### INFORMATION SHOWN
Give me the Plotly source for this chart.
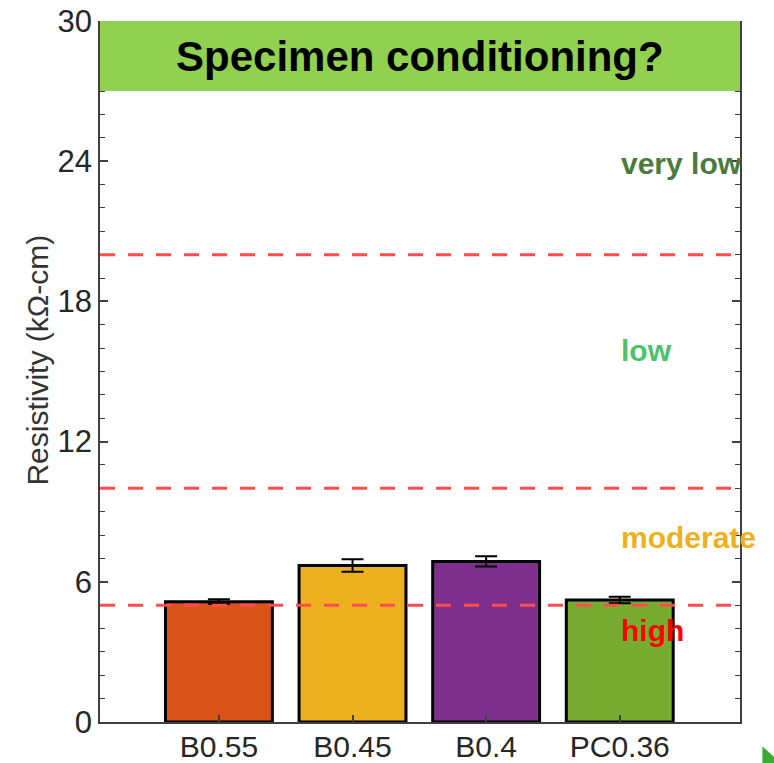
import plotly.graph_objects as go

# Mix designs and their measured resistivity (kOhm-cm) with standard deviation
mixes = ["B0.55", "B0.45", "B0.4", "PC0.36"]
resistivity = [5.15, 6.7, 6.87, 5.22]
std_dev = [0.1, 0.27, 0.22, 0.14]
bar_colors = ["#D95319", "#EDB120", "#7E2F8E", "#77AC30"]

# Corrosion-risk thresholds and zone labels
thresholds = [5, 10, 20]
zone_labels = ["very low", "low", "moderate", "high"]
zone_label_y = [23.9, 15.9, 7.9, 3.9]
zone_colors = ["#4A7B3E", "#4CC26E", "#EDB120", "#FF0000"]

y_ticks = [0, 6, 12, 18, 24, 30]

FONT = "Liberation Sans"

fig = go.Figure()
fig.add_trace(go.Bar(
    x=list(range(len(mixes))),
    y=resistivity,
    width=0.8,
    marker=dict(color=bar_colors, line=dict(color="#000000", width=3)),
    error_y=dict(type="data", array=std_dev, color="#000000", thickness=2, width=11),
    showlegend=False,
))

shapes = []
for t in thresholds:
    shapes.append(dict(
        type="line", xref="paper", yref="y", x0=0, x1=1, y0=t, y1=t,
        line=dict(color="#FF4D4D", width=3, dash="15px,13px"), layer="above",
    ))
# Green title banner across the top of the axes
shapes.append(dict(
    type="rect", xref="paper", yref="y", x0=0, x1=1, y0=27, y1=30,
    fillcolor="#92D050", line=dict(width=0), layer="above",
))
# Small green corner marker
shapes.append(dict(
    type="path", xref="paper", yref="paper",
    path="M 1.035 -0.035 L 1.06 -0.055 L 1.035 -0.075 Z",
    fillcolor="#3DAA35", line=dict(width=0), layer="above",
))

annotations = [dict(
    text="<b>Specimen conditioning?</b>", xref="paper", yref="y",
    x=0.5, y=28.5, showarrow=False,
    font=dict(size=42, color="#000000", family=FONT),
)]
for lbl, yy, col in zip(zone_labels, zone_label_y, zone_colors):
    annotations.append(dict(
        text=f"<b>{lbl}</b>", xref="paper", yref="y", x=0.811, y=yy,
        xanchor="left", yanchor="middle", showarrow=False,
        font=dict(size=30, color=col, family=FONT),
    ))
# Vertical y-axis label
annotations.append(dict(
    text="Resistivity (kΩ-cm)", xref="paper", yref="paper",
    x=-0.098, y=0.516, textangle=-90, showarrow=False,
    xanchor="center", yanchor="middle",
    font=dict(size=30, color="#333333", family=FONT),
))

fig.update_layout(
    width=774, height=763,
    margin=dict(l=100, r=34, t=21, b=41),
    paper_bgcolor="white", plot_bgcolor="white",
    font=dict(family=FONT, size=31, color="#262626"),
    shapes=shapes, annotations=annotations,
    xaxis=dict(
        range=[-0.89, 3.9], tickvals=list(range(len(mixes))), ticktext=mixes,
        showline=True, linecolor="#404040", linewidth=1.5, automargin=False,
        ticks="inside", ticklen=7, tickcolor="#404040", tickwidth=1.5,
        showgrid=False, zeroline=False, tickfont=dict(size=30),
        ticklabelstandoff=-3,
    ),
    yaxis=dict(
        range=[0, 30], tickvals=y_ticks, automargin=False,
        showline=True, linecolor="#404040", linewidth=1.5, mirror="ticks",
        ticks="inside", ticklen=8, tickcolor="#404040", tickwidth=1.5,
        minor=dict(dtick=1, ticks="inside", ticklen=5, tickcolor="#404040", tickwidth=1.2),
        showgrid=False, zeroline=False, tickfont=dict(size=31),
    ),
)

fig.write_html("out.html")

### TASK DESCRIPTION
Only the lines from the start of the material through the line containing "import plotly.graph_objects as go" should be transcribed. Pictures stay out.

### CORRECT RESPONSE
Give me the Plotly source for this chart.
import plotly.graph_objects as go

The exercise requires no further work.